A grafik lub artysta tworzący modele 3D? Jeśli miałbym obstawiać, to właśnie takim osobom przydałby się Surface Book 3 najbardziej.

Ale rodzi się pytanie: czy są alternatywy? Znam branże kreatywne bardzo dobrze, więc wiem, że bardzo częstym zjawiskiem jest freelancing. Jeśli ktoś posiada dodatkowo własną firmę, to również dba o to, żeby wybrać do swojej pracy sprzęt trwały, wydajny i dobry jakościowo. A przy tym w odpowiedniej cenie.

Po raz kolejny zarzucę Microsoftowi, że nie poznał dobrze swojej grupy docelowej, ponieważ na rynku jest wiele innych sprzętów, które albo są lepsze (ogólnie), albo tańsze. Grafik, który ma wydać 8 tysięcy na bardzo dobry tablet do pracy nie dołoży kolejnych 4 tysięcy tylko po to, żeby mieć trochę lepszą matrycę.

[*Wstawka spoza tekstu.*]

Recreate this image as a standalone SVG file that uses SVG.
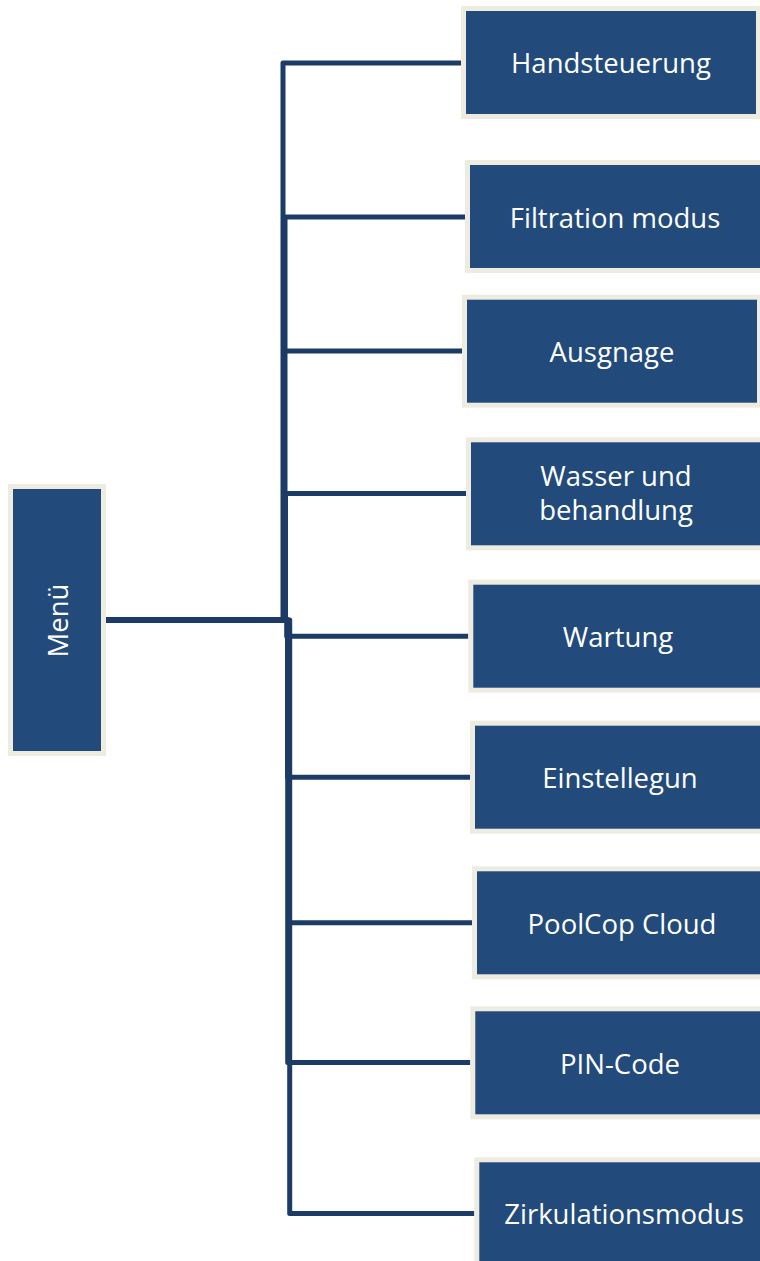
<svg xmlns="http://www.w3.org/2000/svg" width="760" height="1261" viewBox="0 0 760 1261">
<style>
.box{fill:#224a7b;stroke:#eeebe1;stroke-width:5}
.lbl{font-family:"Open Sans","Noto Sans",sans-serif;font-size:27.5px;fill:#ffffff;text-anchor:middle}
.con{fill:none;stroke:#1c3b66;stroke-width:5;stroke-linejoin:round}
</style>
<rect width="760" height="1261" fill="#ffffff"/>
<g id="connectors">
<path class="con" d="M105,620 H283 V63 H461"/>
<path class="con" d="M105,620 H285 V217 H465"/>
<path class="con" d="M105,620 H283.5 V351 H462"/>
<path class="con" d="M105,620 H285.5 V493.5 H466"/>
<path class="con" d="M105,620 H286.7 V636.3 H468.3"/>
<path class="con" d="M105,620 H287.5 V777.3 H470"/>
<path class="con" d="M105,620 H288.5 V922.8 H472"/>
<path class="con" d="M105,620 H287.7 V1062.5 H470.3"/>
<path class="con" d="M105,620 H289.7 V1213.5 H474.3"/>
</g>
<g id="menu">
<rect class="box" x="10.5" y="486.5" width="93" height="267"/>
<text class="lbl" transform="translate(68,620.5) rotate(-90)">Menü</text>
</g>
<g id="handsteuerung">
<rect class="box" x="463.5" y="8.5" width="295" height="108"/>
<text class="lbl" x="611" y="73">Handsteuerung</text>
</g>
<g id="filtration">
<rect class="box" x="467.5" y="162.5" width="295" height="108"/>
<text class="lbl" x="615" y="227.5">Filtration modus</text>
</g>
<g id="ausgnage">
<rect class="box" x="464.5" y="297.2" width="295" height="108"/>
<text class="lbl" x="612" y="361.7">Ausgnage</text>
</g>
<g id="wasser">
<rect class="box" x="468.5" y="439.8" width="295" height="108"/>
<text class="lbl" x="616" y="486">Wasser und</text>
<text class="lbl" x="616" y="520">behandlung</text>
</g>
<g id="wartung">
<rect class="box" x="470.8" y="582.2" width="295" height="108"/>
<text class="lbl" x="618" y="647.3">Wartung</text>
</g>
<g id="einstellegun">
<rect class="box" x="472.5" y="723.2" width="295" height="108"/>
<text class="lbl" x="620" y="788.3">Einstellegun</text>
</g>
<g id="poolcop">
<rect class="box" x="474.5" y="868.8" width="295" height="108"/>
<text class="lbl" x="622" y="934">PoolCop Cloud</text>
</g>
<g id="pincode">
<rect class="box" x="472.8" y="1008.8" width="295" height="108"/>
<text class="lbl" x="620" y="1073.5">PIN-Code</text>
</g>
<g id="zirkulation">
<rect class="box" x="476.8" y="1159.8" width="295" height="108"/>
<text class="lbl" x="624" y="1223.5">Zirkulationsmodus</text>
</g>
</svg>
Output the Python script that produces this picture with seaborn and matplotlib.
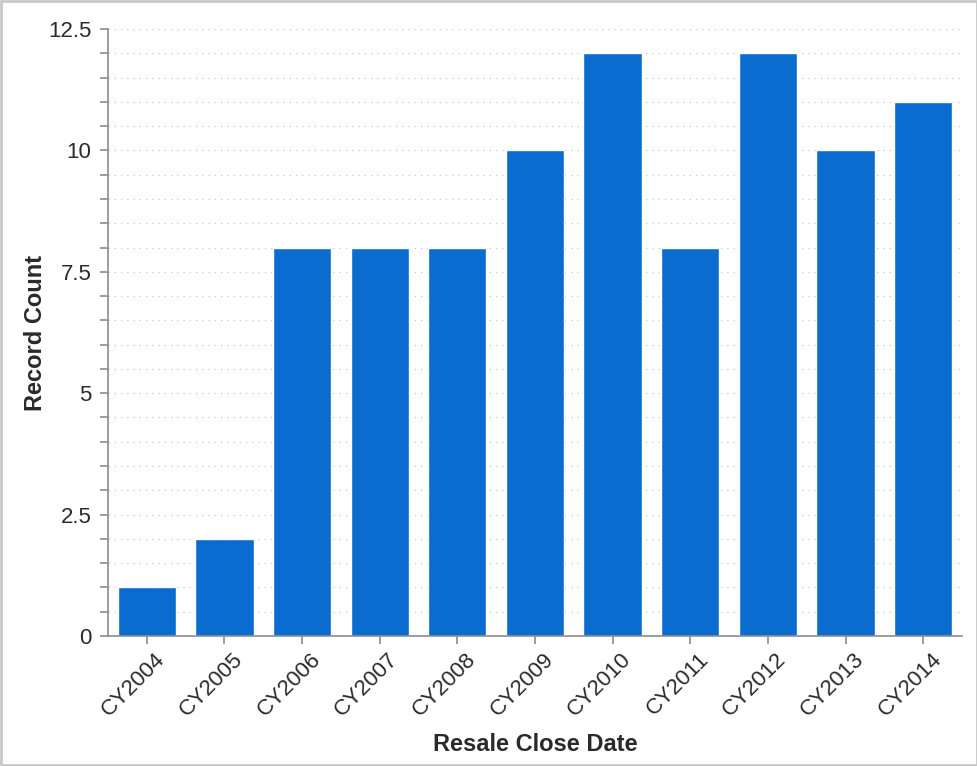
import matplotlib
matplotlib.use("Agg")
import matplotlib.pyplot as plt
import matplotlib.transforms as mtransforms
import seaborn as sns
import pandas as pd
from matplotlib.ticker import MultipleLocator

years = ["CY2004", "CY2005", "CY2006", "CY2007", "CY2008", "CY2009",
         "CY2010", "CY2011", "CY2012", "CY2013", "CY2014"]
counts = [1, 2, 8, 8, 8, 10, 12, 8, 12, 10, 11]
y_ticks = [0, 2.5, 5, 7.5, 10, 12.5]
y_tick_labels = ["0", "2.5", "5", "7.5", "10", "12.5"]

BAR_COLOR = "#0a6ccf"
AXIS_COLOR = "#8c8c8c"
TEXT_COLOR = "#2a2a2a"

sns.set_style("white")
plt.rcParams["font.family"] = ["Liberation Sans", "DejaVu Sans"]

df = pd.DataFrame({"year": years, "count": counts})

fig = plt.figure(figsize=(9.78, 7.66), dpi=100)
ax = fig.add_axes([0.1104, 0.1697, 0.8732, 0.7924])

sns.barplot(data=df, x="year", y="count", color=BAR_COLOR, saturation=1,
            width=0.75, ax=ax)

ax.set_xlim(-0.5, len(years) - 0.5)
ax.set_ylim(0, 12.5)
ax.set_yticks(y_ticks)
ax.set_yticklabels(y_tick_labels)
ax.yaxis.set_minor_locator(MultipleLocator(0.5))
ax.grid(axis="y", which="both", linestyle=(0, (1, 4)), color="#c8c8c8",
        linewidth=0.9)
ax.set_axisbelow(True)

for s in ["top", "right"]:
    ax.spines[s].set_visible(False)
for s in ["left", "bottom"]:
    ax.spines[s].set_color(AXIS_COLOR)
    ax.spines[s].set_linewidth(1.2)

ax.tick_params(axis="both", which="major", direction="out", length=6,
               width=1.2, color=AXIS_COLOR, labelsize=16,
               labelcolor=TEXT_COLOR, bottom=True, left=True)
ax.tick_params(axis="y", which="minor", direction="out", length=6,
               width=1.2, color=AXIS_COLOR, left=True)
ax.tick_params(axis="y", which="major", pad=6)

# rotated year labels, top-right corner just right of the tick
offset = mtransforms.ScaledTranslation(8 / 100, 0, fig.dpi_scale_trans)
for lbl in ax.get_xticklabels():
    lbl.set_rotation(45)
    lbl.set_ha("right")
    lbl.set_va("top")
    lbl.set_rotation_mode("anchor")
    lbl.set_transform(lbl.get_transform() + offset)

ax.set_xlabel("Resale Close Date", fontsize=17, fontweight="bold",
              color=TEXT_COLOR, labelpad=9)
ax.set_ylabel("Record Count", fontsize=17, fontweight="bold",
              color=TEXT_COLOR, labelpad=1)

# light frame around the whole picture
fig.patches.append(plt.Rectangle((0.001, 0.001), 0.998, 0.998,
                                 transform=fig.transFigure, fill=False,
                                 edgecolor="#c8c8c8", linewidth=2))

fig.savefig("out.png", dpi=100)
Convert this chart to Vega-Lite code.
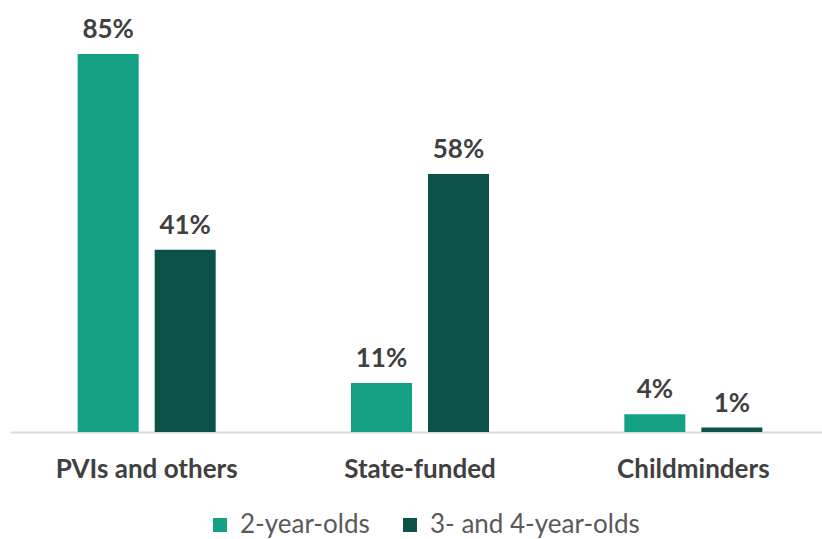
{
  "$schema": "https://vega.github.io/schema/vega-lite/v6.json",
  "autosize": {"type": "none"},
  "padding": {"left": 10, "top": 54, "right": 0, "bottom": 107},
  "width": 820,
  "height": 378,
  "background": "white",
  "data": {"values": [
    {"category": "PVIs and others", "group": "2-year-olds", "value": 85, "label": "85%"},
    {"category": "PVIs and others", "group": "3- and 4-year-olds", "value": 41, "label": "41%"},
    {"category": "State-funded", "group": "2-year-olds", "value": 11, "label": "11%"},
    {"category": "State-funded", "group": "3- and 4-year-olds", "value": 58, "label": "58%"},
    {"category": "Childminders", "group": "2-year-olds", "value": 4, "label": "4%"},
    {"category": "Childminders", "group": "3- and 4-year-olds", "value": 1, "label": "1%"}
  ]},
  "encoding": {
    "x": {"field": "category", "type": "nominal", "sort": ["PVIs and others", "State-funded", "Childminders"],
      "scale": {"paddingInner": 0.495, "paddingOuter": 0.2475},
      "axis": {"title": null, "labelAngle": 0, "ticks": false, "domainColor": "#d9d9d9", "domainWidth": 2,
        "labelFont": "Lato", "labelFontSize": 26, "labelFontWeight": "bold", "labelColor": "#404040", "labelPadding": 24, "labelLimit": 0}},
    "xOffset": {"field": "group", "type": "nominal", "sort": ["2-year-olds", "3- and 4-year-olds"],
      "scale": {"paddingInner": 0.208, "paddingOuter": 0}},
    "y": {"field": "value", "type": "quantitative", "scale": {"domain": [0, 85]}, "axis": null}
  },
  "layer": [
    {"mark": {"type": "bar", "clip": false},
      "encoding": {"color": {"field": "group", "type": "nominal",
        "scale": {"domain": ["2-year-olds", "3- and 4-year-olds"], "range": ["#13a085", "#0b5147"]},
        "legend": {"title": null, "orient": "none", "legendX": 197, "legendY": 458, "direction": "horizontal",
          "symbolType": "square", "symbolSize": 196, "symbolStrokeWidth": 0, "symbolOpacity": 1, "labelLimit": 0,
          "labelFont": "Lato", "labelFontSize": 26, "labelColor": "#595959", "columnPadding": 27, "labelOffset": 7}}}},
    {"mark": {"type": "text", "dy": -24, "font": "Lato", "fontSize": 26, "fontWeight": "bold", "color": "#404040"},
      "encoding": {"text": {"field": "label"}}}
  ],
  "config": {"view": {"stroke": null}}
}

Okej, może ktoś taki się znajdzie – ale to będą raczej wyjątki. Bo Microsoft chyba zapomina, że musi konkurować z firmą o dużo lepiej ugruntowanej wśród takich zawodów pozycji. Czyli z Apple. Można narzekać na ceny sprzętów ze stajni świętej pamięci Steve’a Jobsa, ale jedno trzeba przyznać: jak żaden inny współpracuje z pozostałymi produktami tej firmy. Niejeden przypadek wśród moich znajomych influencerów to przerzucenie się na Maca czy iMaca przez wzgląd na dedykowane programy do pracy graficznej czy filmowej. Czego Microsoft nie może zaoferować, bo sprzęt konkurencji też odpali aplikacje z pakietu Adobe.

Więc ponownie – ten punkt uznaję za wadę.

Quo vadis, Surface?

Mam wrażenie, że już w kolejnym tekście zarzucam Microsoftowi dokładnie to samo: cenę ogromnie nieadekwatną do konkurencyjności na rynku. Bo w sumie do tego się to wszystko sprowadza. Surface Book 3 to świetny sprzęt, który być może znajdzie swoich fanów. Jakość jego wykonania to z pewnością spora zaleta.

Jednak gdybym stał przed wyborem Surface Book 3 lub innego sprzętu właśnie do mojej pracy, to czy zdecydowałbym się na propozycję Microsoftu? Raczej nie. Nawet biorąc pod uwagę niepodważalne zalety tego modelu, cena jednak skutecznie by mnie odstraszyła.